→ Set exercise
Write out each line word for word. Drop pictures.

→ Entries taken from a collection

╭──

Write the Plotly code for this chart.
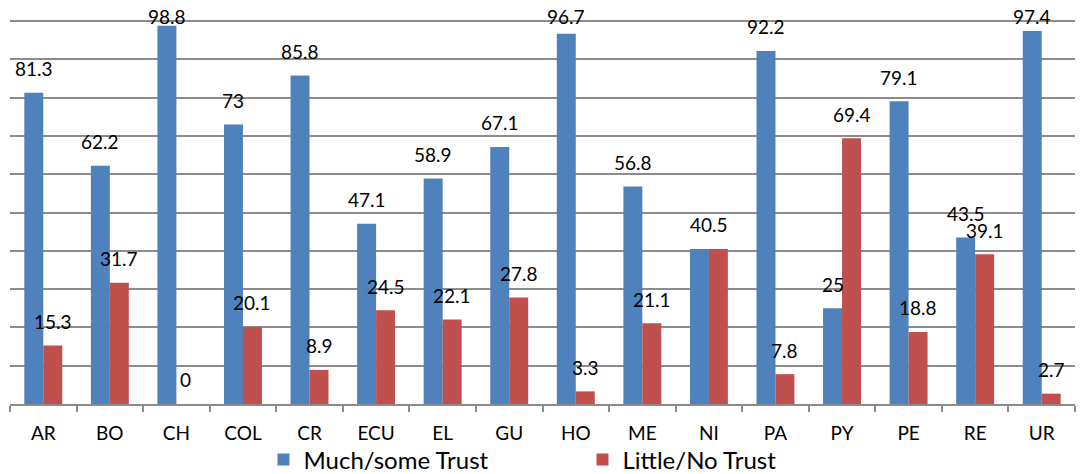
import plotly.graph_objects as go

countries = ["AR", "BO", "CH", "COL", "CR", "ECU", "EL", "GU",
             "HO", "ME", "NI", "PA", "PY", "PE", "RE", "UR"]
much_some = [81.3, 62.2, 98.8, 73, 85.8, 47.1, 58.9, 67.1,
             96.7, 56.8, 40.5, 92.2, 25, 79.1, 43.5, 97.4]
little_no = [15.3, 31.7, 0, 20.1, 8.9, 24.5, 22.1, 27.8,
             3.3, 21.1, 40.5, 7.8, 69.4, 18.8, 39.1, 2.7]

BLUE = "#4F81BD"
RED = "#C0504D"
GRID = "#8C8C8C"
FONT = "Lato"

fig = go.Figure()
fig.add_trace(go.Bar(name="Much/some Trust", x=countries, y=much_some,
                     marker=dict(color=BLUE, line=dict(width=0))))
fig.add_trace(go.Bar(name="Little/No Trust", x=countries, y=little_no,
                     marker=dict(color=RED, line=dict(width=0))))

# value labels floating above each bar, kept inside the top of the chart
LIFT = 6.3      # distance above bar top, in axis units
CAP = 101.1     # highest label position
HALF = 9.5      # half a bar width, in px

annotations = []
for c, b, r in zip(countries, much_some, little_no):
    if b == r:
        annotations.append(dict(x=c, y=min(b + LIFT, CAP), text=f"{b:g}", xshift=0))
        continue
    annotations.append(dict(x=c, y=min(b + LIFT, CAP), text=f"{b:g}", xshift=-HALF))
    annotations.append(dict(x=c, y=min(r + LIFT, CAP), text=f"{r:g}", xshift=HALF))
for a in annotations:
    a.update(xref="x", yref="y", showarrow=False, yanchor="middle",
             font=dict(family=FONT, size=19, color="black"))

fig.update_layout(
    width=1086, height=474,
    margin=dict(l=10, r=11, t=2, b=70, autoexpand=False),
    paper_bgcolor="white", plot_bgcolor="white",
    barmode="group", bargap=0.43, bargroupgap=0,
    font=dict(family=FONT, size=19, color="black"),
    annotations=annotations,
    showlegend=True,
    legend=dict(orientation="h", x=0.238, xanchor="left", y=-0.139, yanchor="middle",
                font=dict(family=FONT, size=24, color="black"),
                entrywidth=274, entrywidthmode="pixels",
                bgcolor="rgba(0,0,0,0)"),
)
fig.update_xaxes(showline=True, linecolor=GRID, linewidth=1.5,
                 ticks="outside", tickson="boundaries", ticklen=6,
                 tickcolor=GRID, tickwidth=1.5, ticklabelstandoff=11,
                 tickfont=dict(family=FONT, size=19, color="black"),
                 showgrid=False)
fig.update_yaxes(range=[0, 105], dtick=10, showgrid=True, gridcolor=GRID,
                 gridwidth=1.5, showticklabels=False, zeroline=False,
                 showline=False, ticks="")

fig.write_html("out.html")
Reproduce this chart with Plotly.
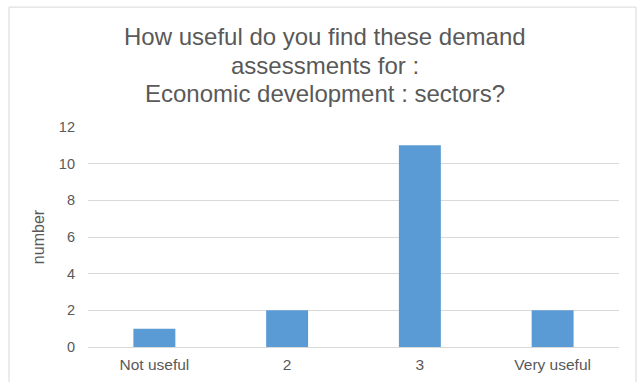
import plotly.graph_objects as go

categories = ["Not useful", "2", "3", "Very useful"]
values = [1, 2, 11, 2]
y_ticks = [0, 2, 4, 6, 8, 10, 12]
title_lines = ["How useful do you find these demand", "assessments for :", "Economic development : sectors?"]

fig = go.Figure(go.Bar(x=categories, y=values, marker=dict(color="#5B9BD5", line=dict(width=0)), width=0.316))

font = "Liberation Sans, Arial, sans-serif"
grey = "#595959"
# plot area: x 88..619, y 127..347 (pixels)
title_y_px = [37, 65, 93]
annotations = [
    dict(text=t, xref="paper", yref="paper", x=(325 - 88) / 531, y=(347 - py) / 220,
         xanchor="center", yanchor="middle", showarrow=False,
         font=dict(family=font, size=24, color=grey))
    for t, py in zip(title_lines, title_y_px)
]

fig.update_layout(
    width=638, height=382,
    margin=dict(l=88, r=19, t=127, b=35),
    paper_bgcolor="white", plot_bgcolor="white",
    showlegend=False,
    font=dict(family=font, color=grey, size=14),
    xaxis=dict(showgrid=False, showline=False, ticks="", tickfont=dict(size=15.5, color=grey),
               ticklabelstandoff=6, automargin=False),
    yaxis=dict(range=[0, 12], tickvals=y_ticks, showgrid=True, gridcolor="#D9D9D9", gridwidth=1,
               zeroline=True, zerolinecolor="#D9D9D9", zerolinewidth=1, ticks="",
               tickfont=dict(size=14.5, color=grey), ticklabelstandoff=12, automargin=False,
               title=dict(text="number", font=dict(size=16, color=grey), standoff=10)),
    annotations=annotations,
    shapes=[dict(type="rect", xref="paper", yref="paper", x0=-0.1488, x1=1.032, y0=-0.3, y1=1.545,
                 line=dict(color="#D9D9D9", width=1), fillcolor="rgba(0,0,0,0)", layer="below")],
)

fig.write_html("out.html")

╰──

→ Answer for this exercise
Write the Plotly code for this chart.
import plotly.graph_objects as go

countries = ["AR", "BO", "CH", "COL", "CR", "ECU", "EL", "GU",
             "HO", "ME", "NI", "PA", "PY", "PE", "RE", "UR"]
much_some = [81.3, 62.2, 98.8, 73, 85.8, 47.1, 58.9, 67.1,
             96.7, 56.8, 40.5, 92.2, 25, 79.1, 43.5, 97.4]
little_no = [15.3, 31.7, 0, 20.1, 8.9, 24.5, 22.1, 27.8,
             3.3, 21.1, 40.5, 7.8, 69.4, 18.8, 39.1, 2.7]

BLUE = "#4F81BD"
RED = "#C0504D"
GRID = "#8C8C8C"
FONT = "Lato"

fig = go.Figure()
fig.add_trace(go.Bar(name="Much/some Trust", x=countries, y=much_some,
                     marker=dict(color=BLUE, line=dict(width=0))))
fig.add_trace(go.Bar(name="Little/No Trust", x=countries, y=little_no,
                     marker=dict(color=RED, line=dict(width=0))))

# value labels floating above each bar, kept inside the top of the chart
LIFT = 6.3      # distance above bar top, in axis units
CAP = 101.1     # highest label position
HALF = 9.5      # half a bar width, in px

annotations = []
for c, b, r in zip(countries, much_some, little_no):
    if b == r:
        annotations.append(dict(x=c, y=min(b + LIFT, CAP), text=f"{b:g}", xshift=0))
        continue
    annotations.append(dict(x=c, y=min(b + LIFT, CAP), text=f"{b:g}", xshift=-HALF))
    annotations.append(dict(x=c, y=min(r + LIFT, CAP), text=f"{r:g}", xshift=HALF))
for a in annotations:
    a.update(xref="x", yref="y", showarrow=False, yanchor="middle",
             font=dict(family=FONT, size=19, color="black"))

fig.update_layout(
    width=1086, height=474,
    margin=dict(l=10, r=11, t=2, b=70, autoexpand=False),
    paper_bgcolor="white", plot_bgcolor="white",
    barmode="group", bargap=0.43, bargroupgap=0,
    font=dict(family=FONT, size=19, color="black"),
    annotations=annotations,
    showlegend=True,
    legend=dict(orientation="h", x=0.238, xanchor="left", y=-0.139, yanchor="middle",
                font=dict(family=FONT, size=24, color="black"),
                entrywidth=274, entrywidthmode="pixels",
                bgcolor="rgba(0,0,0,0)"),
)
fig.update_xaxes(showline=True, linecolor=GRID, linewidth=1.5,
                 ticks="outside", tickson="boundaries", ticklen=6,
                 tickcolor=GRID, tickwidth=1.5, ticklabelstandoff=11,
                 tickfont=dict(family=FONT, size=19, color="black"),
                 showgrid=False)
fig.update_yaxes(range=[0, 105], dtick=10, showgrid=True, gridcolor=GRID,
                 gridwidth=1.5, showticklabels=False, zeroline=False,
                 showline=False, ticks="")

fig.write_html("out.html")
Reproduce this chart with Plotly.
import plotly.graph_objects as go

categories = ["Not useful", "2", "3", "Very useful"]
values = [1, 2, 11, 2]
y_ticks = [0, 2, 4, 6, 8, 10, 12]
title_lines = ["How useful do you find these demand", "assessments for :", "Economic development : sectors?"]

fig = go.Figure(go.Bar(x=categories, y=values, marker=dict(color="#5B9BD5", line=dict(width=0)), width=0.316))

font = "Liberation Sans, Arial, sans-serif"
grey = "#595959"
# plot area: x 88..619, y 127..347 (pixels)
title_y_px = [37, 65, 93]
annotations = [
    dict(text=t, xref="paper", yref="paper", x=(325 - 88) / 531, y=(347 - py) / 220,
         xanchor="center", yanchor="middle", showarrow=False,
         font=dict(family=font, size=24, color=grey))
    for t, py in zip(title_lines, title_y_px)
]

fig.update_layout(
    width=638, height=382,
    margin=dict(l=88, r=19, t=127, b=35),
    paper_bgcolor="white", plot_bgcolor="white",
    showlegend=False,
    font=dict(family=font, color=grey, size=14),
    xaxis=dict(showgrid=False, showline=False, ticks="", tickfont=dict(size=15.5, color=grey),
               ticklabelstandoff=6, automargin=False),
    yaxis=dict(range=[0, 12], tickvals=y_ticks, showgrid=True, gridcolor="#D9D9D9", gridwidth=1,
               zeroline=True, zerolinecolor="#D9D9D9", zerolinewidth=1, ticks="",
               tickfont=dict(size=14.5, color=grey), ticklabelstandoff=12, automargin=False,
               title=dict(text="number", font=dict(size=16, color=grey), standoff=10)),
    annotations=annotations,
    shapes=[dict(type="rect", xref="paper", yref="paper", x0=-0.1488, x1=1.032, y0=-0.3, y1=1.545,
                 line=dict(color="#D9D9D9", width=1), fillcolor="rgba(0,0,0,0)", layer="below")],
)

fig.write_html("out.html")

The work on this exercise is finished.